With #999 merged the Deferred struct now supports the serde::Deserialize trait. I feel like this is a footgun. Deserialize makes it easy to accidentally break your invariants, for example with the relation types:

#[derive(Model)]
struct User {
    id: u64,
    ...
}

#[derive(Model, Deserialize)]
struct Todo {
    ...
    user_id: u64,

    #[belongs_to(key = user_id, references = id)]
    user: toasty::Deferred<User>,
}

When deserializing a Todo the user_id must be the same as the id of the user in the deferred user field. But we (toasty) can't really do that and it's up to the user check this.

I also think that we should have a good reason to support this, but I can't think of a use-case where I need Deserialize. That's why I initially (#143) didn't add support for deserialize.

Note: The Has{Many,One} and BelongsTo structs that were removed in #954 also did not support Deserialize.

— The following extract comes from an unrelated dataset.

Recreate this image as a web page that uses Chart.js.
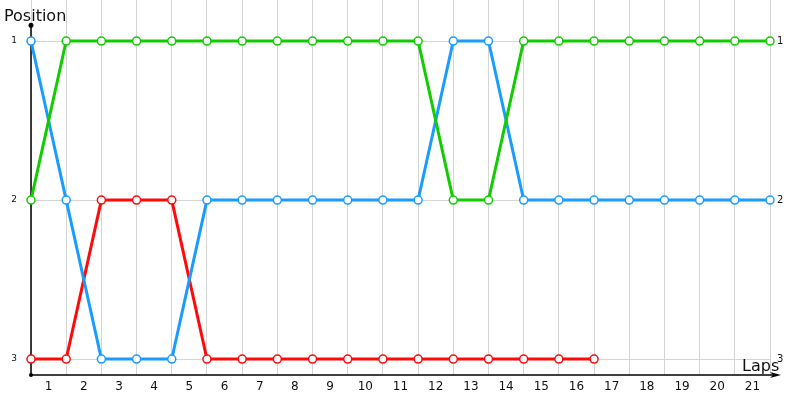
<!DOCTYPE html>
<html>
<head>
<meta charset="utf-8">
<script src="https://cdn.jsdelivr.net/npm/chart.js@4"></script>
<style>
    html, body { margin: 0; padding: 0; background: #ffffff; }
    #wrap { width: 800px; height: 400px; position: relative; }
</style>
</head>
<body>
<div id="wrap"><canvas id="lapChart"></canvas></div>
<script>
// Lap chart data
const laps = [0, 1, 2, 3, 4, 5, 6, 7, 8, 9, 10, 11, 12, 13, 14, 15, 16, 17, 18, 19, 20, 21];
const lapLabels = ['1', '2', '3', '4', '5', '6', '7', '8', '9', '10', '11', '12', '13', '14', '15', '16', '17', '18', '19', '20', '21'];
const positions = [1, 2, 3];
const greenPos = [2, 1, 1, 1, 1, 1, 1, 1, 1, 1, 1, 1, 2, 2, 1, 1, 1, 1, 1, 1, 1, 1];
const bluePos = [1, 2, 3, 3, 3, 2, 2, 2, 2, 2, 2, 2, 1, 1, 2, 2, 2, 2, 2, 2, 2, 2];
const redPos = [3, 3, 2, 2, 2, 3, 3, 3, 3, 3, 3, 3, 3, 3, 3, 3, 3];

const GREEN = '#11cc00';
const BLUE = '#1a9cff';
const RED = '#ff0a0a';
const FONT = 'DejaVu Sans';

function toPoints(values) {
    return values.map((v, i) => ({ x: laps[i], y: v }));
}

function series(values, color) {
    return {
        data: toPoints(values),
        borderColor: color,
        backgroundColor: '#ffffff',
        borderWidth: 3,
        pointRadius: 4,
        pointBorderWidth: 1.5,
        pointBorderColor: color,
        pointBackgroundColor: '#ffffff',
        tension: 0,
        fill: false,
        clip: false
    };
}

// no extra room around the scales, the chart area fills the canvas
function noPad(scale) {
    scale.paddingTop = 0;
    scale.paddingBottom = 0;
    scale.paddingLeft = 0;
    scale.paddingRight = 0;
}

// axes with arrows (under the lines) and the two titles
const axisDecor = {
    id: 'axisDecor',
    beforeDatasetsDraw(chart) {
        const ctx = chart.ctx;
        const x = chart.scales.x;
        const y = chart.scales.y;
        const left = x.getPixelForValue(0);
        const bottom = y.getPixelForValue(3.1);
        const top = y.getPixelForValue(0.9);
        ctx.save();
        ctx.strokeStyle = '#000000';
        ctx.fillStyle = '#000000';
        ctx.lineWidth = 1.5;
        ctx.beginPath();
        ctx.moveTo(left, bottom);
        ctx.lineTo(left, top);
        ctx.moveTo(left, bottom);
        ctx.lineTo(x.getPixelForValue(21) + 4, bottom);
        ctx.stroke();
        // top dot
        ctx.beginPath();
        ctx.arc(left, top, 2.5, 0, Math.PI * 2);
        ctx.fill();
        // origin dot
        ctx.beginPath();
        ctx.arc(left, bottom, 2, 0, Math.PI * 2);
        ctx.fill();
        // right arrow
        const ax = x.getPixelForValue(21) + 11;
        ctx.beginPath();
        ctx.moveTo(ax, bottom);
        ctx.lineTo(ax - 11, bottom - 3);
        ctx.lineTo(ax - 8, bottom);
        ctx.lineTo(ax - 11, bottom + 3);
        ctx.closePath();
        ctx.fill();
        ctx.restore();
    },
    afterDraw(chart) {
        const ctx = chart.ctx;
        ctx.save();
        ctx.fillStyle = '#111111';
        ctx.font = '16px ' + FONT;
        ctx.textAlign = 'left';
        ctx.textBaseline = 'alphabetic';
        ctx.fillText('Position', 4, 21);
        ctx.fillText('Laps', 742, 371);
        ctx.restore();
    }
};

const ctx = document.getElementById('lapChart');
new Chart(ctx, {
    type: 'line',
    data: {
        datasets: [
            series(greenPos, GREEN),
            series(bluePos, BLUE),
            series(redPos, RED)
        ]
    },
    options: {
        responsive: true,
        maintainAspectRatio: false,
        animation: false,
        layout: { padding: 0, autoPadding: false },
        plugins: {
            legend: { display: false },
            tooltip: { enabled: false }
        },
        scales: {
            x: {
                type: 'linear',
                position: 'bottom',
                min: 0,
                max: 21,
                afterBuildTicks: (scale) => { scale.ticks = laps.map(v => ({ value: v })); },
                afterFit: (scale) => { scale.height = 0; noPad(scale); },
                grid: { color: '#d4d4d4', lineWidth: 1, drawTicks: false },
                border: { display: false },
                ticks: { display: false }
            },
            x2: {
                type: 'linear',
                position: 'bottom',
                min: 0,
                max: 21,
                afterBuildTicks: (scale) => { scale.ticks = lapLabels.map((l, i) => ({ value: i + 0.5 })); },
                afterFit: (scale) => { scale.height = 25; noPad(scale); },
                grid: { display: false, drawTicks: false },
                border: { display: false },
                ticks: {
                    padding: 5,
                    maxRotation: 0,
                    autoSkip: false,
                    color: '#111111',
                    font: { family: FONT, size: 12 },
                    callback: (v) => lapLabels[Math.round(v - 0.5)]
                }
            },
            y: {
                type: 'linear',
                position: 'left',
                reverse: true,
                min: 0.742,
                max: 3.1,
                afterBuildTicks: (scale) => { scale.ticks = positions.map(v => ({ value: v })); },
                afterFit: (scale) => { scale.width = 31; noPad(scale); },
                grid: { color: '#d4d4d4', lineWidth: 1, drawTicks: false },
                border: { display: false },
                ticks: {
                    padding: 14,
                    color: '#111111',
                    font: { family: FONT, size: 9 }
                }
            },
            y2: {
                type: 'linear',
                position: 'right',
                reverse: true,
                min: 0.742,
                max: 3.1,
                afterBuildTicks: (scale) => { scale.ticks = positions.map(v => ({ value: v })); },
                afterFit: (scale) => { scale.width = 30; noPad(scale); },
                grid: { display: false, drawTicks: false },
                border: { display: false },
                ticks: {
                    padding: 7,
                    color: '#111111',
                    font: { family: FONT, size: 10 }
                }
            }
        }
    },
    plugins: [axisDecor]
});
</script>
</body>
</html>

This "breaking your invariants" stuff can also be exploited. For example with a REST api: https://treblle.com/blog/fia-data-breach-breakdown. Where a user injected a role and sensitive data was leaked. Here's how it would work in toasty:

#[derive(Deserialize)]
struct Role {
    Admin,
    ...
}
#[derive(Deserialize)]
struct User {
    roles: Deferred<Vec<Role>>,
   ....
}

Payload:

{
    "roles": ["Admin"],
    ....
}

So IMO I think we should remove support for Deserialize. If someone really needs it they can always use #[serde(deserialize_with = "<func_name>")].